** Directions for this task **
Leave out the pictures; transcribe all else exactly.
::::::::::
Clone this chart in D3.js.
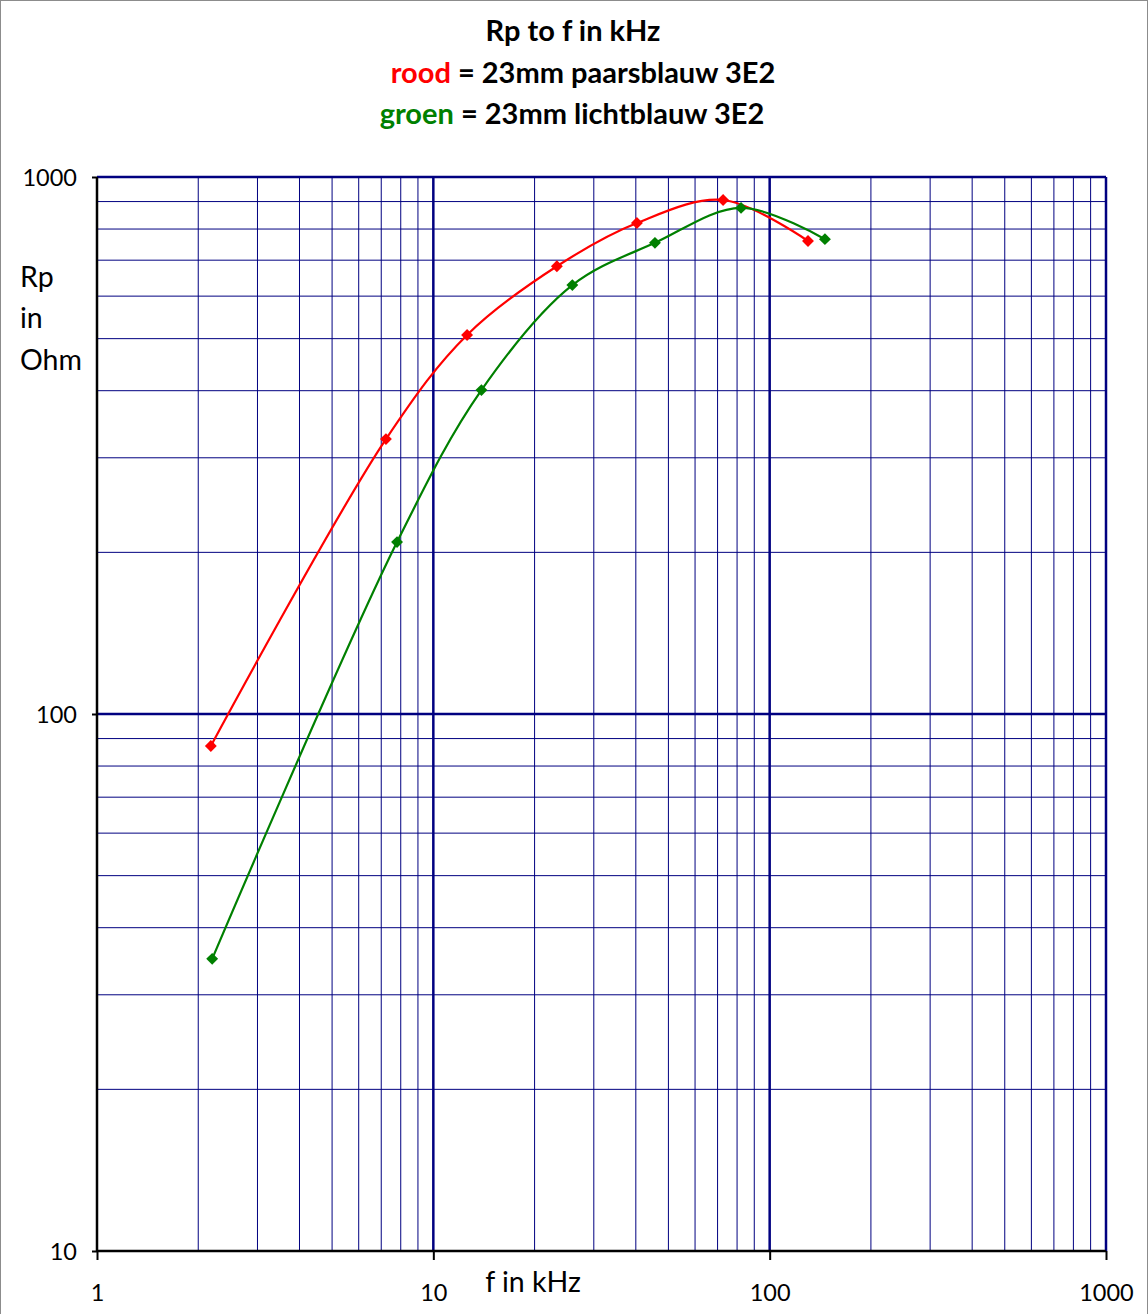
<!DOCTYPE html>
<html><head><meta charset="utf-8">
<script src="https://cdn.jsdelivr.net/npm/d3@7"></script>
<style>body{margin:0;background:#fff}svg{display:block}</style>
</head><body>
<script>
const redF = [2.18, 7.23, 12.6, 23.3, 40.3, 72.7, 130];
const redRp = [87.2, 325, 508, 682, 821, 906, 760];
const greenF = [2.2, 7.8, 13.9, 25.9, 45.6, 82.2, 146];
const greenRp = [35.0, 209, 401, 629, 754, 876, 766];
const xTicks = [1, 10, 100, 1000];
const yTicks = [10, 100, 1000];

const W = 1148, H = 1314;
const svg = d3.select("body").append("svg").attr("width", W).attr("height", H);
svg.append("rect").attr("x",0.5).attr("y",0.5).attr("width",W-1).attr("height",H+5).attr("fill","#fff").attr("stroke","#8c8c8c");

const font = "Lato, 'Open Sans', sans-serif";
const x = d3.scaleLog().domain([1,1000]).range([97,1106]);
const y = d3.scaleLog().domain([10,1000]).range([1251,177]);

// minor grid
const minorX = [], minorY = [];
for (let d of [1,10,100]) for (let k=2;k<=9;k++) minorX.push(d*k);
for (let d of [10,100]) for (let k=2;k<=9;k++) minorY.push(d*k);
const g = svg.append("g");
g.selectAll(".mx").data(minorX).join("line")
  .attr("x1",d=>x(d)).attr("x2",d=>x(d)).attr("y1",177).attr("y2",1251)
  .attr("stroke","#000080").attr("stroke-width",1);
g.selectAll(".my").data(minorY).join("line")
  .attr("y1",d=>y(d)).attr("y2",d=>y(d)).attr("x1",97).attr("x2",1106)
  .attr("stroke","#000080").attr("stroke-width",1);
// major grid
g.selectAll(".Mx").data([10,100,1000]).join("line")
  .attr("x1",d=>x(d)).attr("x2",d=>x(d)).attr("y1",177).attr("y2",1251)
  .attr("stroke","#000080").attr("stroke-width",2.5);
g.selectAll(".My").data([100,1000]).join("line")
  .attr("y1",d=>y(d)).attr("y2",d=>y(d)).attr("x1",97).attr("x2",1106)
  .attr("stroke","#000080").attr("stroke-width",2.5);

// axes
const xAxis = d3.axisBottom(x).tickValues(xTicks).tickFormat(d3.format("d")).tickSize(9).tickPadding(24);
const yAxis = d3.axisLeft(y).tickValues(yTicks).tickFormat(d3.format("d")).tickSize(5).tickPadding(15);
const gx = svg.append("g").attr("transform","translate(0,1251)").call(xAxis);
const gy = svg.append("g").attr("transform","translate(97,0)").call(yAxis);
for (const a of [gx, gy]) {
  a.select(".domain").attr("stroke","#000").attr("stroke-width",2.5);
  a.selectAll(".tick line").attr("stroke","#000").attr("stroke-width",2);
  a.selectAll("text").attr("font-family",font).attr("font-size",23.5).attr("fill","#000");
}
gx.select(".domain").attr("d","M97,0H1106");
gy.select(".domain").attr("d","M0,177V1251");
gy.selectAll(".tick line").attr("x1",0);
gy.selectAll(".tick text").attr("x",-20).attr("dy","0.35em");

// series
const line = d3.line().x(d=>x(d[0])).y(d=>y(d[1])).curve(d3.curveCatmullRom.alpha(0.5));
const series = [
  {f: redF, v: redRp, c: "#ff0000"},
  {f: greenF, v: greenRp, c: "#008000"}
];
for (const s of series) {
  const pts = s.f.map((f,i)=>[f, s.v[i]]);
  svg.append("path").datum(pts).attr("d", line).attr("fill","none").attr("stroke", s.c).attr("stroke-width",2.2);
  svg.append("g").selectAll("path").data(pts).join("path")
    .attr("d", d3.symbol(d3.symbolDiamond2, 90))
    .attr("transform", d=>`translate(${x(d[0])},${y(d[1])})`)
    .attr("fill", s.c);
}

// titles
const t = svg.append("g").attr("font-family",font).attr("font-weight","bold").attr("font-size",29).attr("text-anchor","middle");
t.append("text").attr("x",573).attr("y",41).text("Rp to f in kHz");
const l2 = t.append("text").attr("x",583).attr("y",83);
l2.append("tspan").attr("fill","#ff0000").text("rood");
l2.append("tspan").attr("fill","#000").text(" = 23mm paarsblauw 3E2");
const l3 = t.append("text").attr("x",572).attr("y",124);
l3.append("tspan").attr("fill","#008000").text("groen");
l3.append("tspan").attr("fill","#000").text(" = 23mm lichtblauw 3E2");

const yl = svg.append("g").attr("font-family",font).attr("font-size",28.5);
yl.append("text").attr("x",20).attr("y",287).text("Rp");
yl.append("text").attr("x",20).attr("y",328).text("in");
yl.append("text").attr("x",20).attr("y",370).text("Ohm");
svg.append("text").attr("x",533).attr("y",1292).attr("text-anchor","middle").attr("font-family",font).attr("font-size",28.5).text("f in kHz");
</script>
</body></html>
::::::::::
** Response to this exercise **
Clone this chart in D3.js.
<!DOCTYPE html>
<html><head><meta charset="utf-8">
<script src="https://cdn.jsdelivr.net/npm/d3@7"></script>
<style>body{margin:0;background:#fff}svg{display:block}</style>
</head><body>
<script>
const redF = [2.18, 7.23, 12.6, 23.3, 40.3, 72.7, 130];
const redRp = [87.2, 325, 508, 682, 821, 906, 760];
const greenF = [2.2, 7.8, 13.9, 25.9, 45.6, 82.2, 146];
const greenRp = [35.0, 209, 401, 629, 754, 876, 766];
const xTicks = [1, 10, 100, 1000];
const yTicks = [10, 100, 1000];

const W = 1148, H = 1314;
const svg = d3.select("body").append("svg").attr("width", W).attr("height", H);
svg.append("rect").attr("x",0.5).attr("y",0.5).attr("width",W-1).attr("height",H+5).attr("fill","#fff").attr("stroke","#8c8c8c");

const font = "Lato, 'Open Sans', sans-serif";
const x = d3.scaleLog().domain([1,1000]).range([97,1106]);
const y = d3.scaleLog().domain([10,1000]).range([1251,177]);

// minor grid
const minorX = [], minorY = [];
for (let d of [1,10,100]) for (let k=2;k<=9;k++) minorX.push(d*k);
for (let d of [10,100]) for (let k=2;k<=9;k++) minorY.push(d*k);
const g = svg.append("g");
g.selectAll(".mx").data(minorX).join("line")
  .attr("x1",d=>x(d)).attr("x2",d=>x(d)).attr("y1",177).attr("y2",1251)
  .attr("stroke","#000080").attr("stroke-width",1);
g.selectAll(".my").data(minorY).join("line")
  .attr("y1",d=>y(d)).attr("y2",d=>y(d)).attr("x1",97).attr("x2",1106)
  .attr("stroke","#000080").attr("stroke-width",1);
// major grid
g.selectAll(".Mx").data([10,100,1000]).join("line")
  .attr("x1",d=>x(d)).attr("x2",d=>x(d)).attr("y1",177).attr("y2",1251)
  .attr("stroke","#000080").attr("stroke-width",2.5);
g.selectAll(".My").data([100,1000]).join("line")
  .attr("y1",d=>y(d)).attr("y2",d=>y(d)).attr("x1",97).attr("x2",1106)
  .attr("stroke","#000080").attr("stroke-width",2.5);

// axes
const xAxis = d3.axisBottom(x).tickValues(xTicks).tickFormat(d3.format("d")).tickSize(9).tickPadding(24);
const yAxis = d3.axisLeft(y).tickValues(yTicks).tickFormat(d3.format("d")).tickSize(5).tickPadding(15);
const gx = svg.append("g").attr("transform","translate(0,1251)").call(xAxis);
const gy = svg.append("g").attr("transform","translate(97,0)").call(yAxis);
for (const a of [gx, gy]) {
  a.select(".domain").attr("stroke","#000").attr("stroke-width",2.5);
  a.selectAll(".tick line").attr("stroke","#000").attr("stroke-width",2);
  a.selectAll("text").attr("font-family",font).attr("font-size",23.5).attr("fill","#000");
}
gx.select(".domain").attr("d","M97,0H1106");
gy.select(".domain").attr("d","M0,177V1251");
gy.selectAll(".tick line").attr("x1",0);
gy.selectAll(".tick text").attr("x",-20).attr("dy","0.35em");

// series
const line = d3.line().x(d=>x(d[0])).y(d=>y(d[1])).curve(d3.curveCatmullRom.alpha(0.5));
const series = [
  {f: redF, v: redRp, c: "#ff0000"},
  {f: greenF, v: greenRp, c: "#008000"}
];
for (const s of series) {
  const pts = s.f.map((f,i)=>[f, s.v[i]]);
  svg.append("path").datum(pts).attr("d", line).attr("fill","none").attr("stroke", s.c).attr("stroke-width",2.2);
  svg.append("g").selectAll("path").data(pts).join("path")
    .attr("d", d3.symbol(d3.symbolDiamond2, 90))
    .attr("transform", d=>`translate(${x(d[0])},${y(d[1])})`)
    .attr("fill", s.c);
}

// titles
const t = svg.append("g").attr("font-family",font).attr("font-weight","bold").attr("font-size",29).attr("text-anchor","middle");
t.append("text").attr("x",573).attr("y",41).text("Rp to f in kHz");
const l2 = t.append("text").attr("x",583).attr("y",83);
l2.append("tspan").attr("fill","#ff0000").text("rood");
l2.append("tspan").attr("fill","#000").text(" = 23mm paarsblauw 3E2");
const l3 = t.append("text").attr("x",572).attr("y",124);
l3.append("tspan").attr("fill","#008000").text("groen");
l3.append("tspan").attr("fill","#000").text(" = 23mm lichtblauw 3E2");

const yl = svg.append("g").attr("font-family",font).attr("font-size",28.5);
yl.append("text").attr("x",20).attr("y",287).text("Rp");
yl.append("text").attr("x",20).attr("y",328).text("in");
yl.append("text").attr("x",20).attr("y",370).text("Ohm");
svg.append("text").attr("x",533).attr("y",1292).attr("text-anchor","middle").attr("font-family",font).attr("font-size",28.5).text("f in kHz");
</script>
</body></html>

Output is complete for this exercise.